→ **DATA PROVIDED**:
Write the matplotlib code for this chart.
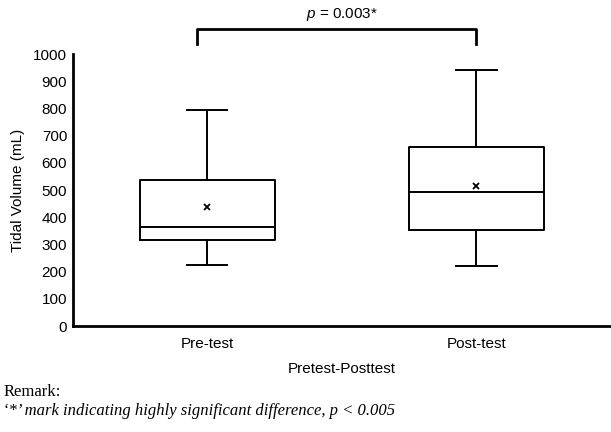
import matplotlib.pyplot as plt

plt.rcParams['font.family'] = ['Liberation Sans', 'DejaVu Sans']
plt.rcParams['mathtext.fontset'] = 'custom'
plt.rcParams['mathtext.it'] = 'Liberation Sans:italic'

# box statistics (mL)
groups = ["Pre-test", "Post-test"]
whislo = [226, 222]
q1 = [318, 352]
med = [365, 494]
q3 = [538, 657]
whishi = [793, 943]
means = [436, 516]

stats = []
for i in range(len(groups)):
    stats.append({"label": groups[i], "whislo": whislo[i], "q1": q1[i], "med": med[i],
                  "q3": q3[i], "whishi": whishi[i], "mean": means[i], "fliers": []})

fig = plt.figure(figsize=(6.11, 4.32), dpi=100)
ax = fig.add_axes([0.119, 0.245, 0.881, 0.63])

line = dict(color="black", linewidth=1.4)
ax.bxp(stats, positions=[1, 2], widths=0.5, capwidths=0.15, showmeans=True,
       boxprops=line, whiskerprops=line, capprops=line,
       medianprops=line,
       meanprops=dict(marker="x", markeredgecolor="black", markersize=4, markeredgewidth=1.3))

ax.set_xlim(0.5, 2.5)
ax.set_ylim(0, 1000)
ax.set_yticks(range(0, 1001, 100))
ax.tick_params(axis="both", length=0, labelsize=11, pad=4)
ax.tick_params(axis="x", pad=8)
for s in ["top", "right"]:
    ax.spines[s].set_visible(False)
ax.spines["left"].set_linewidth(2)
ax.spines["bottom"].set_linewidth(2)

ax.set_ylabel("Tidal Volume (mL)", fontsize=11, labelpad=6)
ax.set_xlabel("Pretest-Posttest", fontsize=11, labelpad=8)

# significance bracket
ax.plot([0.96, 0.96, 2.0, 2.0], [1035, 1092, 1092, 1035], color="black", lw=2, clip_on=False)
ax.text(1.5, 1115, r"$p$ = 0.003*", ha="center", va="bottom", fontsize=11)

fig.text(0.005, 0.083, "Remark:", family="Liberation Serif", fontsize=12)
fig.text(0.005, 0.039, "\u2018*\u2019 mark indicating highly significant difference, p < 0.005",
         family="Liberation Serif", style="italic", fontsize=12)

fig.savefig("out.png", dpi=100)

→ **REQUIREMENTS**: Go through the listing above and write it all out exactly, leaving out any picture.

→ **SOLUTION FOR THIS EXERCISE**:
Write the matplotlib code for this chart.
import matplotlib.pyplot as plt

plt.rcParams['font.family'] = ['Liberation Sans', 'DejaVu Sans']
plt.rcParams['mathtext.fontset'] = 'custom'
plt.rcParams['mathtext.it'] = 'Liberation Sans:italic'

# box statistics (mL)
groups = ["Pre-test", "Post-test"]
whislo = [226, 222]
q1 = [318, 352]
med = [365, 494]
q3 = [538, 657]
whishi = [793, 943]
means = [436, 516]

stats = []
for i in range(len(groups)):
    stats.append({"label": groups[i], "whislo": whislo[i], "q1": q1[i], "med": med[i],
                  "q3": q3[i], "whishi": whishi[i], "mean": means[i], "fliers": []})

fig = plt.figure(figsize=(6.11, 4.32), dpi=100)
ax = fig.add_axes([0.119, 0.245, 0.881, 0.63])

line = dict(color="black", linewidth=1.4)
ax.bxp(stats, positions=[1, 2], widths=0.5, capwidths=0.15, showmeans=True,
       boxprops=line, whiskerprops=line, capprops=line,
       medianprops=line,
       meanprops=dict(marker="x", markeredgecolor="black", markersize=4, markeredgewidth=1.3))

ax.set_xlim(0.5, 2.5)
ax.set_ylim(0, 1000)
ax.set_yticks(range(0, 1001, 100))
ax.tick_params(axis="both", length=0, labelsize=11, pad=4)
ax.tick_params(axis="x", pad=8)
for s in ["top", "right"]:
    ax.spines[s].set_visible(False)
ax.spines["left"].set_linewidth(2)
ax.spines["bottom"].set_linewidth(2)

ax.set_ylabel("Tidal Volume (mL)", fontsize=11, labelpad=6)
ax.set_xlabel("Pretest-Posttest", fontsize=11, labelpad=8)

# significance bracket
ax.plot([0.96, 0.96, 2.0, 2.0], [1035, 1092, 1092, 1035], color="black", lw=2, clip_on=False)
ax.text(1.5, 1115, r"$p$ = 0.003*", ha="center", va="bottom", fontsize=11)

fig.text(0.005, 0.083, "Remark:", family="Liberation Serif", fontsize=12)
fig.text(0.005, 0.039, "\u2018*\u2019 mark indicating highly significant difference, p < 0.005",
         family="Liberation Serif", style="italic", fontsize=12)

fig.savefig("out.png", dpi=100)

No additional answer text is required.